__Exercise requirements__:
Copy everything from the line with "Clone this chart in matplotlib." down to the line with "fontsize=14.5, color='#b3b3b3', va='baseline')", inclusive of both, exactly as written; leave out all pictures.

__Supplied records__:
--
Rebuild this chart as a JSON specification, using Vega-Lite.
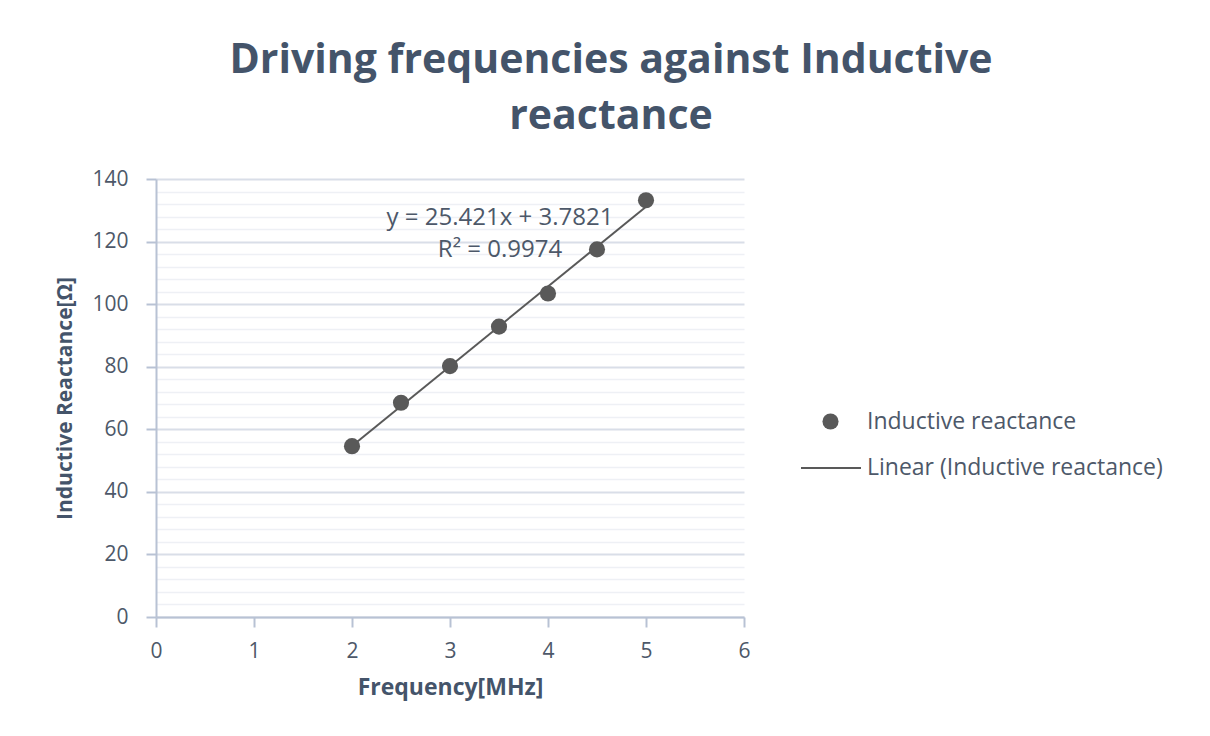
--
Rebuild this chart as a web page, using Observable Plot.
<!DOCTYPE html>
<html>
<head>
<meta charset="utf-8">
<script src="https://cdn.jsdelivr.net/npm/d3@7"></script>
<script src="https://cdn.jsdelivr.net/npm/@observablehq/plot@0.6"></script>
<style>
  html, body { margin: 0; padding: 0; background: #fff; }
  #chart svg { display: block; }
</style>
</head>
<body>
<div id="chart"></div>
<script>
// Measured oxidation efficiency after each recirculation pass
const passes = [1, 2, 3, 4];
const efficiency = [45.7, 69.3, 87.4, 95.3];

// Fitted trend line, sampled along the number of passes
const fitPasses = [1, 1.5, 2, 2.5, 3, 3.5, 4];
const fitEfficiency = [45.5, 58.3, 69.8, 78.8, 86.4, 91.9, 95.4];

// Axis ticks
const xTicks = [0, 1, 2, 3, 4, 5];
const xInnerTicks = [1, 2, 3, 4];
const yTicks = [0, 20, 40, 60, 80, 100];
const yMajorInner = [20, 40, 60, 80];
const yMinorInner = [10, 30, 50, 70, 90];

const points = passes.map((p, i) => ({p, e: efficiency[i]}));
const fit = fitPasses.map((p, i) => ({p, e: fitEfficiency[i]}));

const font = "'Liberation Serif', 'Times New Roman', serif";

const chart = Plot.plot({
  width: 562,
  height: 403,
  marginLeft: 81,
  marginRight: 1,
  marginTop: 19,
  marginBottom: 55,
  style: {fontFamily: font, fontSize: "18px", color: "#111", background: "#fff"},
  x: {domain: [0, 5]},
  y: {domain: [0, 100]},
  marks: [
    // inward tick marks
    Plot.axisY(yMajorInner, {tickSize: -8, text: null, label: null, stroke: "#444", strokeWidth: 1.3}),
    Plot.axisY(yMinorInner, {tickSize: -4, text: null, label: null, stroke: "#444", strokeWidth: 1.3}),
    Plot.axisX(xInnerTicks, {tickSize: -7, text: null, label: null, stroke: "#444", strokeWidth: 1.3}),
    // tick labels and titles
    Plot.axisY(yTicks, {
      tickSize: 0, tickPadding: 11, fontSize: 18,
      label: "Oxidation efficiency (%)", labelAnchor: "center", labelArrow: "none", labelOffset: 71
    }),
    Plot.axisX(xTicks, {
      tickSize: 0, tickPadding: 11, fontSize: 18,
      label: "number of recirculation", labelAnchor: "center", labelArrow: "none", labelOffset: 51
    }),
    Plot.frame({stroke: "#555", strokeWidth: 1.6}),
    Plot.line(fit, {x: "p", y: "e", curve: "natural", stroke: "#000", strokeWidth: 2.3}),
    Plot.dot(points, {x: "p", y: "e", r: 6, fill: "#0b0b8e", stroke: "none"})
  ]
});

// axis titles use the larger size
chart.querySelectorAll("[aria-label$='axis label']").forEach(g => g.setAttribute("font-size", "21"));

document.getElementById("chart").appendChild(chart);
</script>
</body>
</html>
--
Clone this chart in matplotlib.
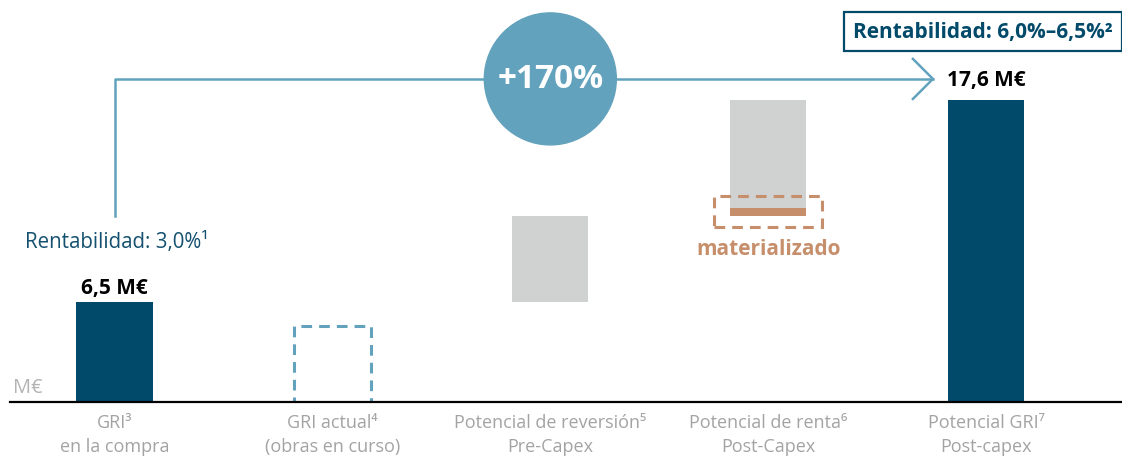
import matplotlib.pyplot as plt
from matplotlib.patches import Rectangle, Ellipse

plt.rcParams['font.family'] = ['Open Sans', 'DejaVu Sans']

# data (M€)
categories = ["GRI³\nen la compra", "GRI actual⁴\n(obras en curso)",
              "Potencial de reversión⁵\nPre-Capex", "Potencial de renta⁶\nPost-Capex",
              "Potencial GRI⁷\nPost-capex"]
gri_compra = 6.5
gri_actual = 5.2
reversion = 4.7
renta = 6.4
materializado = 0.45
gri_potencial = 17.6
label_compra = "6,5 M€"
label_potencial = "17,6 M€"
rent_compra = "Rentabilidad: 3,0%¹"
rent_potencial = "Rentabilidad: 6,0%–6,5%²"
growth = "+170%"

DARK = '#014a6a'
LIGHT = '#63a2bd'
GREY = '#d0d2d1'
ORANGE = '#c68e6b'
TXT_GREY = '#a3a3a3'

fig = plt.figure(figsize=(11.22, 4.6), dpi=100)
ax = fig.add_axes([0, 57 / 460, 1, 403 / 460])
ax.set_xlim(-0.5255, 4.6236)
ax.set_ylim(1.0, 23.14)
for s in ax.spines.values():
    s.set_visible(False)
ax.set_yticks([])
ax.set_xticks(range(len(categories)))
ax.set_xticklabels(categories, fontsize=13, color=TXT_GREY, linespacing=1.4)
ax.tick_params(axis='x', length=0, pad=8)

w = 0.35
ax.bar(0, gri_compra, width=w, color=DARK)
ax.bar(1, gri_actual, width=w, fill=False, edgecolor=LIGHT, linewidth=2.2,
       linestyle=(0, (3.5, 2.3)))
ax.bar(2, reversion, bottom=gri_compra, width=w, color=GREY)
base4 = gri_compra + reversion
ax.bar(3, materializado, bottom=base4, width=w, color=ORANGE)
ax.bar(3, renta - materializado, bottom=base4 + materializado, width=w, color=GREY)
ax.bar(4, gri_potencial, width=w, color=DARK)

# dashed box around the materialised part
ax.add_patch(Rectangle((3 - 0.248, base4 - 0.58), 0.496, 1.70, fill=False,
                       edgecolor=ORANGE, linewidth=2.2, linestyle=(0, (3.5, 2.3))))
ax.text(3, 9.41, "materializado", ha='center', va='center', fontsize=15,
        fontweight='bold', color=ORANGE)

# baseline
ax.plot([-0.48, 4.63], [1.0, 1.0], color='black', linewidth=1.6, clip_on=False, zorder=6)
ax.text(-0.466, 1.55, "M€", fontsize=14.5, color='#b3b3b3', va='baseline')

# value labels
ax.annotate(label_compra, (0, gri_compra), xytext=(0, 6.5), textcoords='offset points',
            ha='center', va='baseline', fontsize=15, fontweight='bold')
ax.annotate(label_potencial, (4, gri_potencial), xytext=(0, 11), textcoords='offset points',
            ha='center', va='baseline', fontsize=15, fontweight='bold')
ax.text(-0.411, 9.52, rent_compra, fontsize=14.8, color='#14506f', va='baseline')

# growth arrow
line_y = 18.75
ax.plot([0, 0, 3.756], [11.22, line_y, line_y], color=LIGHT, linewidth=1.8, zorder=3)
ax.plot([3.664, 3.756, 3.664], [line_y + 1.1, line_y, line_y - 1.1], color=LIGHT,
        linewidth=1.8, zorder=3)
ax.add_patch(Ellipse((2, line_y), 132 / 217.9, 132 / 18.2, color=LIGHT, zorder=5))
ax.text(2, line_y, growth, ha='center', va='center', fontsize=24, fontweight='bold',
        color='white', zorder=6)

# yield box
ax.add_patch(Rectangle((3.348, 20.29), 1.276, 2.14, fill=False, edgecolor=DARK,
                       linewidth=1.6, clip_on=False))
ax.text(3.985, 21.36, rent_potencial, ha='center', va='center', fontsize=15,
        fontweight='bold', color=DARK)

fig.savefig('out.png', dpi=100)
--
__Task response__:
Clone this chart in matplotlib.
import matplotlib.pyplot as plt
from matplotlib.patches import Rectangle, Ellipse

plt.rcParams['font.family'] = ['Open Sans', 'DejaVu Sans']

# data (M€)
categories = ["GRI³\nen la compra", "GRI actual⁴\n(obras en curso)",
              "Potencial de reversión⁵\nPre-Capex", "Potencial de renta⁶\nPost-Capex",
              "Potencial GRI⁷\nPost-capex"]
gri_compra = 6.5
gri_actual = 5.2
reversion = 4.7
renta = 6.4
materializado = 0.45
gri_potencial = 17.6
label_compra = "6,5 M€"
label_potencial = "17,6 M€"
rent_compra = "Rentabilidad: 3,0%¹"
rent_potencial = "Rentabilidad: 6,0%–6,5%²"
growth = "+170%"

DARK = '#014a6a'
LIGHT = '#63a2bd'
GREY = '#d0d2d1'
ORANGE = '#c68e6b'
TXT_GREY = '#a3a3a3'

fig = plt.figure(figsize=(11.22, 4.6), dpi=100)
ax = fig.add_axes([0, 57 / 460, 1, 403 / 460])
ax.set_xlim(-0.5255, 4.6236)
ax.set_ylim(1.0, 23.14)
for s in ax.spines.values():
    s.set_visible(False)
ax.set_yticks([])
ax.set_xticks(range(len(categories)))
ax.set_xticklabels(categories, fontsize=13, color=TXT_GREY, linespacing=1.4)
ax.tick_params(axis='x', length=0, pad=8)

w = 0.35
ax.bar(0, gri_compra, width=w, color=DARK)
ax.bar(1, gri_actual, width=w, fill=False, edgecolor=LIGHT, linewidth=2.2,
       linestyle=(0, (3.5, 2.3)))
ax.bar(2, reversion, bottom=gri_compra, width=w, color=GREY)
base4 = gri_compra + reversion
ax.bar(3, materializado, bottom=base4, width=w, color=ORANGE)
ax.bar(3, renta - materializado, bottom=base4 + materializado, width=w, color=GREY)
ax.bar(4, gri_potencial, width=w, color=DARK)

# dashed box around the materialised part
ax.add_patch(Rectangle((3 - 0.248, base4 - 0.58), 0.496, 1.70, fill=False,
                       edgecolor=ORANGE, linewidth=2.2, linestyle=(0, (3.5, 2.3))))
ax.text(3, 9.41, "materializado", ha='center', va='center', fontsize=15,
        fontweight='bold', color=ORANGE)

# baseline
ax.plot([-0.48, 4.63], [1.0, 1.0], color='black', linewidth=1.6, clip_on=False, zorder=6)
ax.text(-0.466, 1.55, "M€", fontsize=14.5, color='#b3b3b3', va='baseline')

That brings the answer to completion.